Optimizing the SIMD Parallelism Through Bitwidth Analysis
ZHANG Wei-Hua,ZHU Jia-Hua,ZHANG Hong-Jiang,ZANG Bin-Yu
DOI: https://doi.org/10.3724/SP.J.1016.2009.02168
2009-01-01
Chinese Journal of Computers
Abstract:Although the SIMD units have been widely used in different architecture designs,the automatic optimizations for such architectures are not well developed yet. Since most optimizations for SIMD architectures are transplanted from traditional vectorization techniques,many special features of SIMD architectures,such as packed operations,have not been thoroughly considered. While operands are tightly packed within a register,there is no spare space to indicate overflow. To maintain the accuracy of automatic SIMDized programs,the operands should be unpacked to preserve enough space for interim overflow. However,such a strategy would lead to great overhead. Moreover,the additional instructions for handling overflows can sometimes prevent other optimizations.

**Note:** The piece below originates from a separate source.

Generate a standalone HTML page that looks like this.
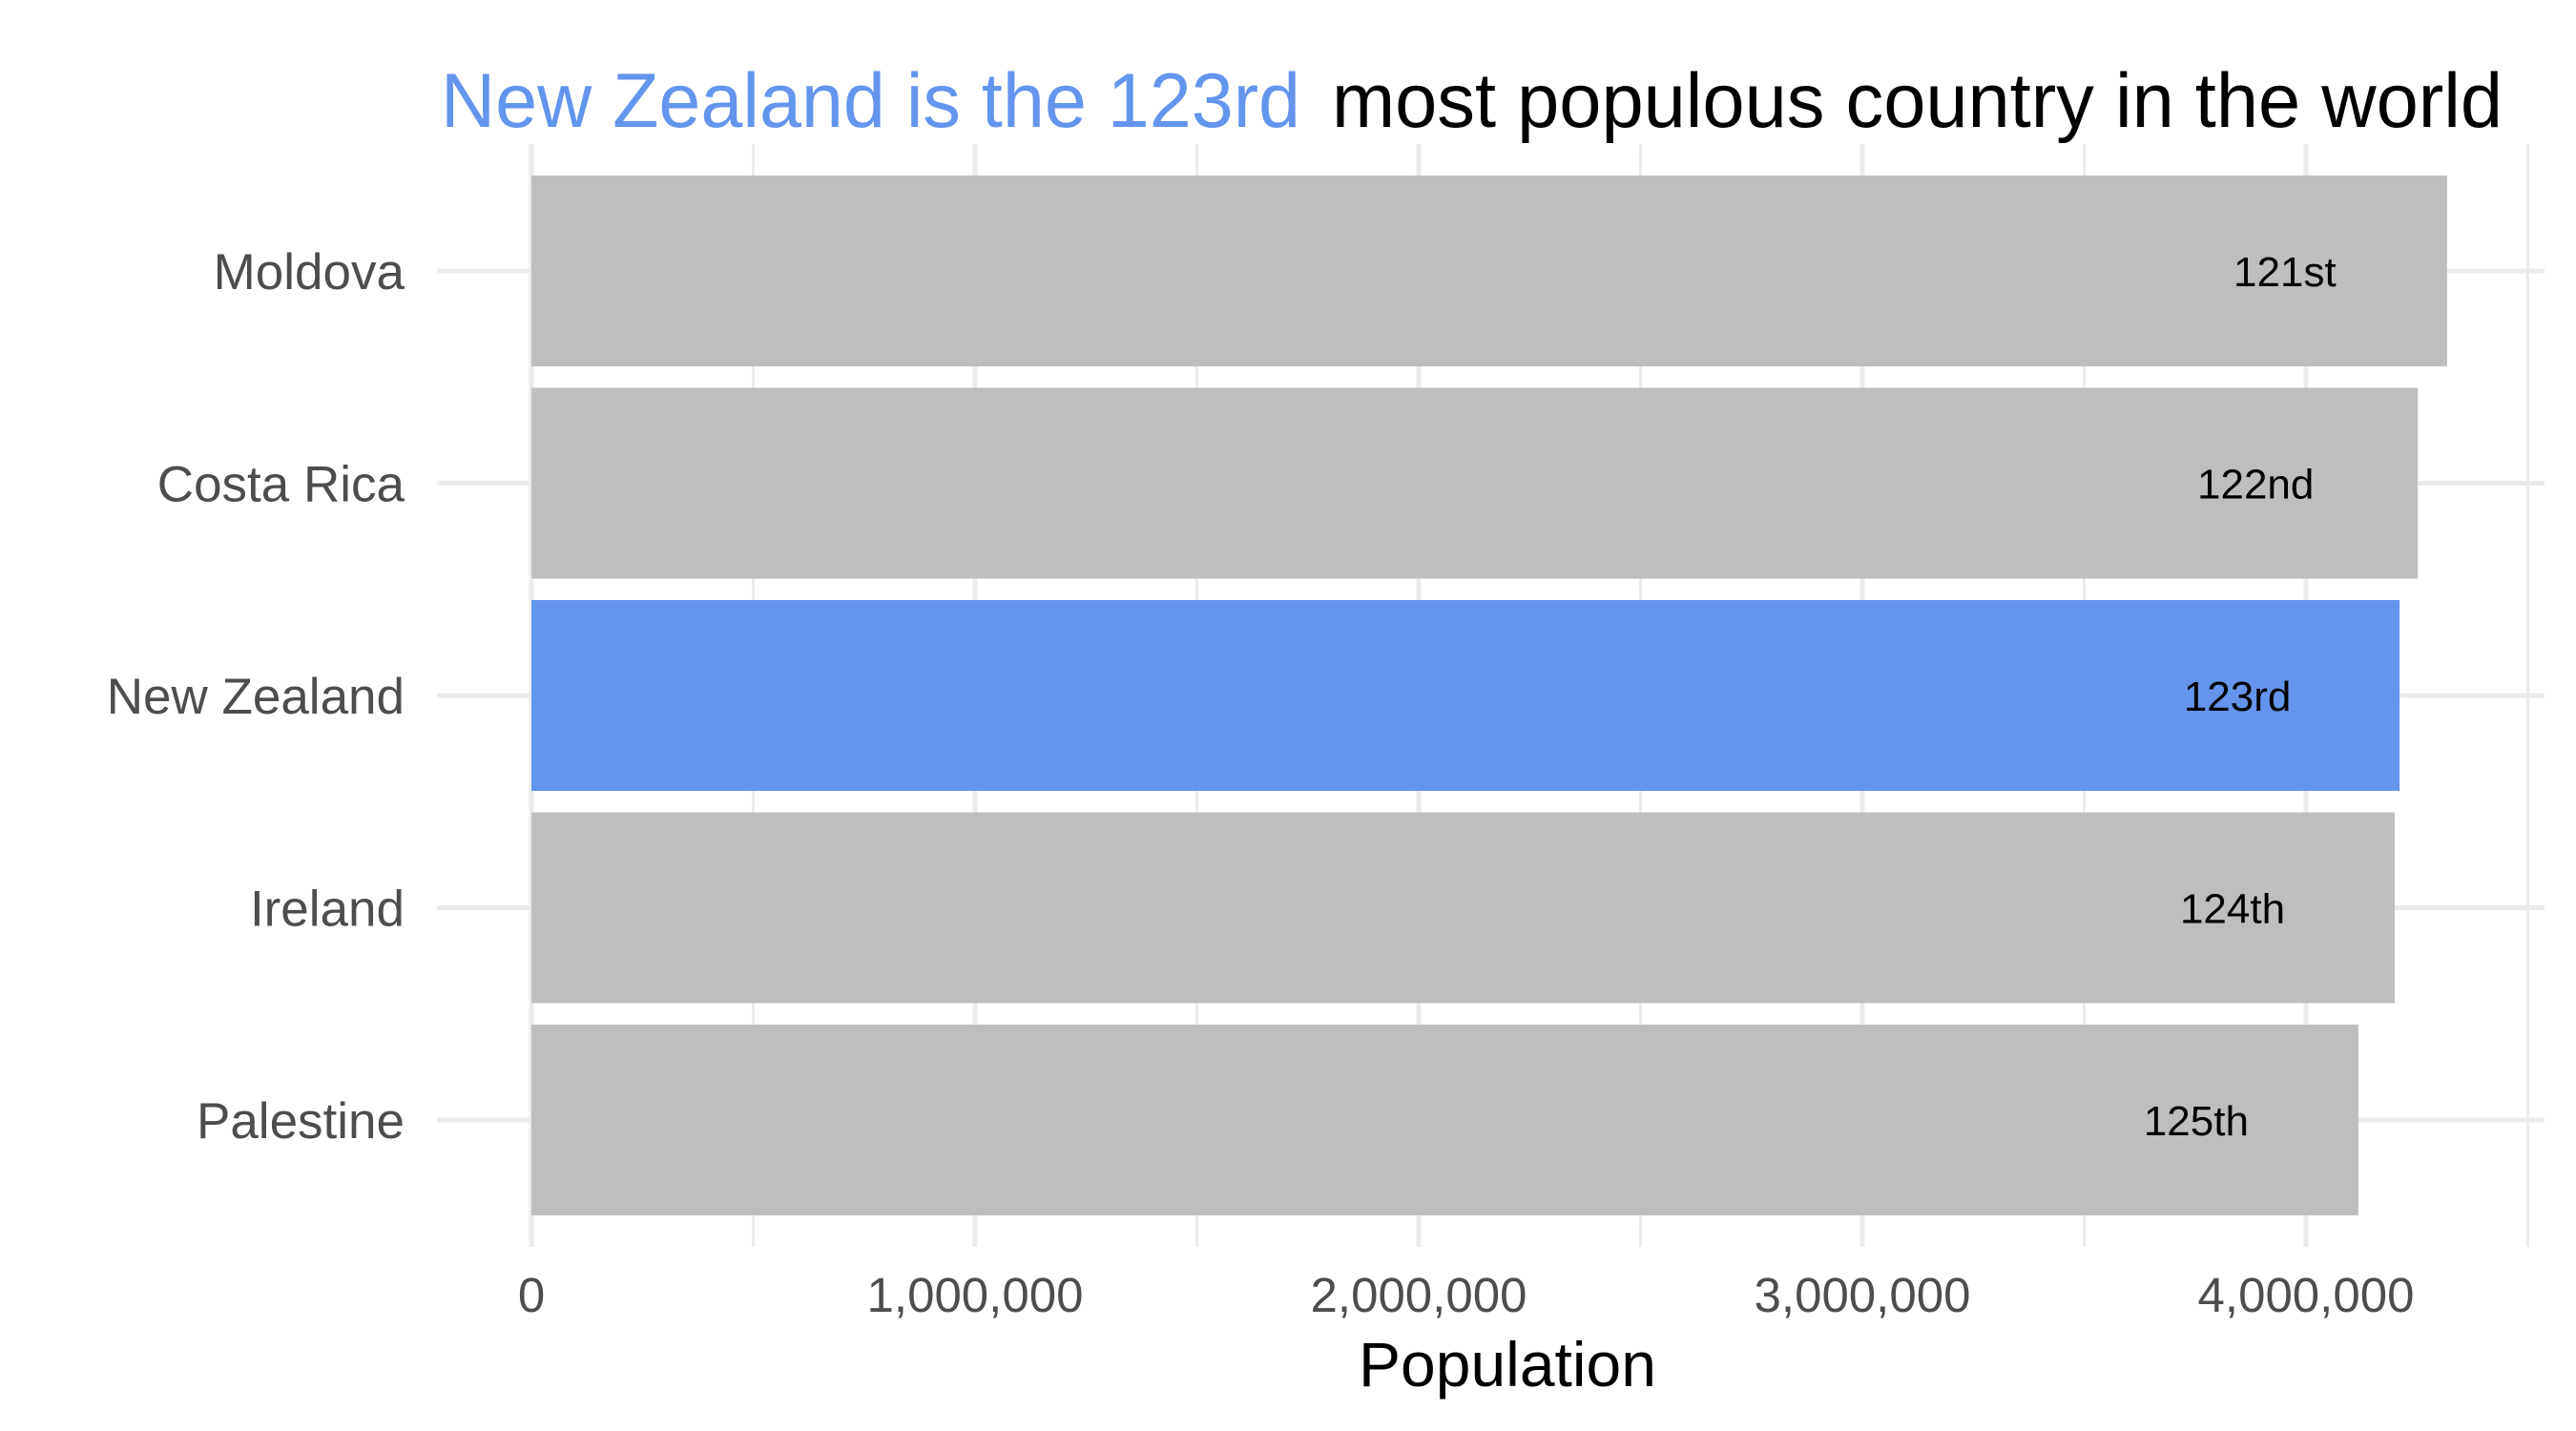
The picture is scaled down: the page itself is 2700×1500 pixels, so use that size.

In this paper,a new technique,BCSA (Bitwidth controlled SIMD arithmetic),is proposed to reduce the negative effects caused by interim overflow handling and eliminate the interference of interim overflows. The algorithm is applied to the multimedia benchmarks of Berkeley. The experimental results show that the algorithm can significantly improve the performance of multimedia applications.